• _GIVEN EXERCISE_:
Exactly the lines from the line containing "Reproduce this chart" through the line containing "Chart.register(...registerables);" are to be echoed, with both included and pictures left out.
BEGIN DATA SUPPLIED
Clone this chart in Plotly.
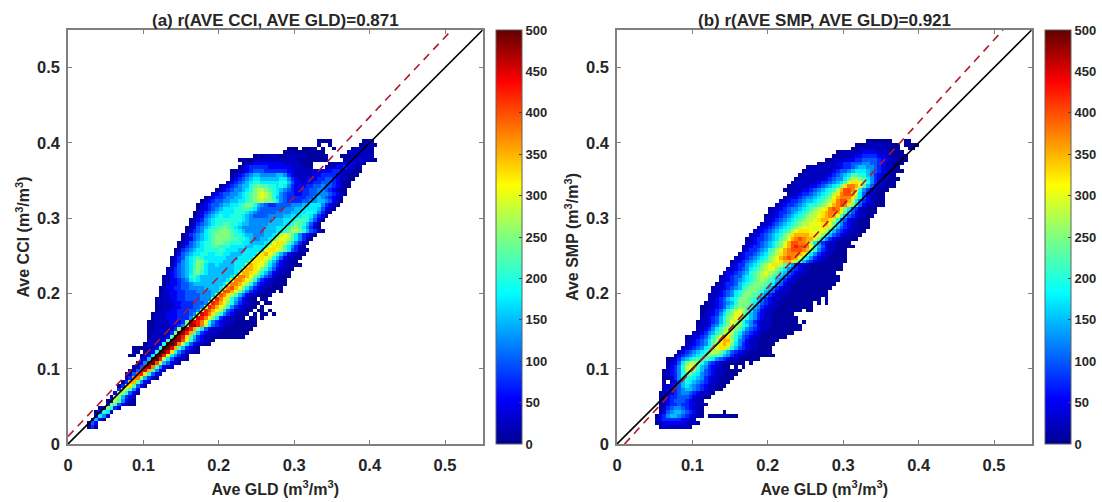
END DATA SUPPLIED
BEGIN DATA SUPPLIED
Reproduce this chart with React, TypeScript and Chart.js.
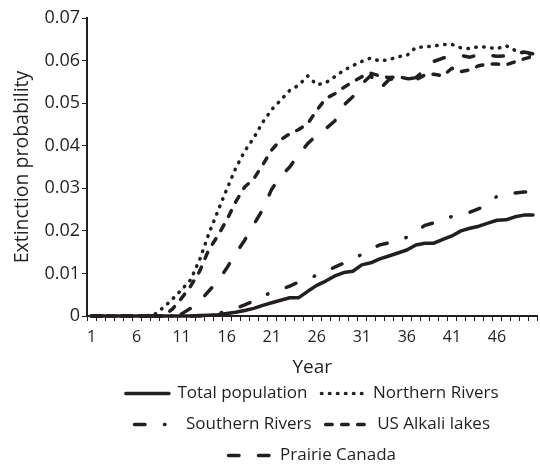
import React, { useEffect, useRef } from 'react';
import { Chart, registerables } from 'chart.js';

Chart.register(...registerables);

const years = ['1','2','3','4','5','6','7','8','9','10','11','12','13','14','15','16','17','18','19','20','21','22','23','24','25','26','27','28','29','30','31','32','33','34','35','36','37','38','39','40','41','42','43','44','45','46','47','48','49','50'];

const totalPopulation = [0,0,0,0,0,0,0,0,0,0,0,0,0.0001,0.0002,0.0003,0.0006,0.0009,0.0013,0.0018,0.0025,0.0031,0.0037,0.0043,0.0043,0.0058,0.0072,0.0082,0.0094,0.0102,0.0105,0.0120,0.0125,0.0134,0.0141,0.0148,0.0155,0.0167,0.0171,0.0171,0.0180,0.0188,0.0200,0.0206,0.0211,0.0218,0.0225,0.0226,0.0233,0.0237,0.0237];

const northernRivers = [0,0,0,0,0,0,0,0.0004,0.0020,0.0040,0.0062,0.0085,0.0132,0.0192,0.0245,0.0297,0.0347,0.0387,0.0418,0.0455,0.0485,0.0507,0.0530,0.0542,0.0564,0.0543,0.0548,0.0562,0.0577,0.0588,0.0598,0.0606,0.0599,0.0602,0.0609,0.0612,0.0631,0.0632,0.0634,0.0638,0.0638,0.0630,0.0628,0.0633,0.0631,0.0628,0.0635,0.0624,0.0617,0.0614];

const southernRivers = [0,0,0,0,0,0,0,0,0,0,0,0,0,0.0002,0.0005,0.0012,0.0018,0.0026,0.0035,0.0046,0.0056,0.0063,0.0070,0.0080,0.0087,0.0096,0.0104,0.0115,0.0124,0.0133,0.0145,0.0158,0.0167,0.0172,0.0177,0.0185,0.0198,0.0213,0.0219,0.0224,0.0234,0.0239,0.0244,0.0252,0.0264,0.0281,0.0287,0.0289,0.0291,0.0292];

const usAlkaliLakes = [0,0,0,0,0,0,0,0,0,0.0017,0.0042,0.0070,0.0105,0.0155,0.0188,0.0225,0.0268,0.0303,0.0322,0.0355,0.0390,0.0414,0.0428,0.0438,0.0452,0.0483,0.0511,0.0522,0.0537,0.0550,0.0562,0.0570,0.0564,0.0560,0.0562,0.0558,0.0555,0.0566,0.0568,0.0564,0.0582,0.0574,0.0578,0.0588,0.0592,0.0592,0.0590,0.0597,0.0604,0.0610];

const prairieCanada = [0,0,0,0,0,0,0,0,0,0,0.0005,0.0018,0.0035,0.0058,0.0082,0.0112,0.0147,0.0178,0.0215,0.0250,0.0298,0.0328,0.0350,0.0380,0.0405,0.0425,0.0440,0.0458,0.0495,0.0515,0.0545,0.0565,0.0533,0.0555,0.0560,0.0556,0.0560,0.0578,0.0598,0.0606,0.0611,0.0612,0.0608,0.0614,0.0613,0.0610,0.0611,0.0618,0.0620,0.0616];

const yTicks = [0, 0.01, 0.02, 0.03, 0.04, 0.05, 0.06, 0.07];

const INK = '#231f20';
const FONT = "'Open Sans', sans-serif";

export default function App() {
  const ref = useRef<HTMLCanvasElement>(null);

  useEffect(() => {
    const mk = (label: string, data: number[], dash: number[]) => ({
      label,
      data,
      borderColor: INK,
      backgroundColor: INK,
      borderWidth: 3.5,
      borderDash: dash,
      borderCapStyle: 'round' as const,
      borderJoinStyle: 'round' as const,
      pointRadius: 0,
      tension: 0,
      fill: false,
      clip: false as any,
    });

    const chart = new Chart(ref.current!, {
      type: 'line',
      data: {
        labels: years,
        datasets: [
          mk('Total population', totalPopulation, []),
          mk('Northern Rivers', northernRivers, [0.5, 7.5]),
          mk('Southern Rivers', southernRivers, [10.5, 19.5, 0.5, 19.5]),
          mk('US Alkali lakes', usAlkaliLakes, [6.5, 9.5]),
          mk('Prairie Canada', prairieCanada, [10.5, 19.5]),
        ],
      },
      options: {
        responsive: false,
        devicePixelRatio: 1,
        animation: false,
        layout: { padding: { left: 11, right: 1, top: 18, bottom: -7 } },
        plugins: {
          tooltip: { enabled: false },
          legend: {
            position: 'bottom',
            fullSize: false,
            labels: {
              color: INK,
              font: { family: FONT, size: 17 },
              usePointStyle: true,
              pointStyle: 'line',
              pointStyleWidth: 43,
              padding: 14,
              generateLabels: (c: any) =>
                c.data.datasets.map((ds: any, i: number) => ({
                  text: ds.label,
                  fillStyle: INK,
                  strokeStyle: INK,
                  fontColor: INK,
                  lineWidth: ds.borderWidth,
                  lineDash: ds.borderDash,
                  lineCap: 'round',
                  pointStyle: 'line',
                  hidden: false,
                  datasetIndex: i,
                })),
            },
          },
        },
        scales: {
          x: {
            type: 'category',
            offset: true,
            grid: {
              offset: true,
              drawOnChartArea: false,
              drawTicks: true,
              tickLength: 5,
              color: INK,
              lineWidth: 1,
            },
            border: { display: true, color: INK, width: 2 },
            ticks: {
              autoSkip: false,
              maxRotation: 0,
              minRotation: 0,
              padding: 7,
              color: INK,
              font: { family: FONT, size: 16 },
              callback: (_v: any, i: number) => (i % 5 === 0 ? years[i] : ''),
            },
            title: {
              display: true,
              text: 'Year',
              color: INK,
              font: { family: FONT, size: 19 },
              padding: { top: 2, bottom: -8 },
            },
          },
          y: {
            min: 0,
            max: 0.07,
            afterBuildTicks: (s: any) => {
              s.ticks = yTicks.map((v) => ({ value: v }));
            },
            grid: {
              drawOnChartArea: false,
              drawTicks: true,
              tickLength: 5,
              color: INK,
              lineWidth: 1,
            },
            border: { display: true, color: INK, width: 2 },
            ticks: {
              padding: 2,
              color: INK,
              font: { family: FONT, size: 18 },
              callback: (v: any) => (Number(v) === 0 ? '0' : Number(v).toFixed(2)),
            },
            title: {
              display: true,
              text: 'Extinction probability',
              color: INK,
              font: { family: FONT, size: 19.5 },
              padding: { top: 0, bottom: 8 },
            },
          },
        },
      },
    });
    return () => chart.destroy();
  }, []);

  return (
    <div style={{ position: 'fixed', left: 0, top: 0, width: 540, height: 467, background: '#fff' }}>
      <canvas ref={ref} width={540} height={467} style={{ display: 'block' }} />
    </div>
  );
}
END DATA SUPPLIED
• _ANSWER BELOW_:
Reproduce this chart with React, TypeScript and Chart.js.
import React, { useEffect, useRef } from 'react';
import { Chart, registerables } from 'chart.js';

Chart.register(...registerables);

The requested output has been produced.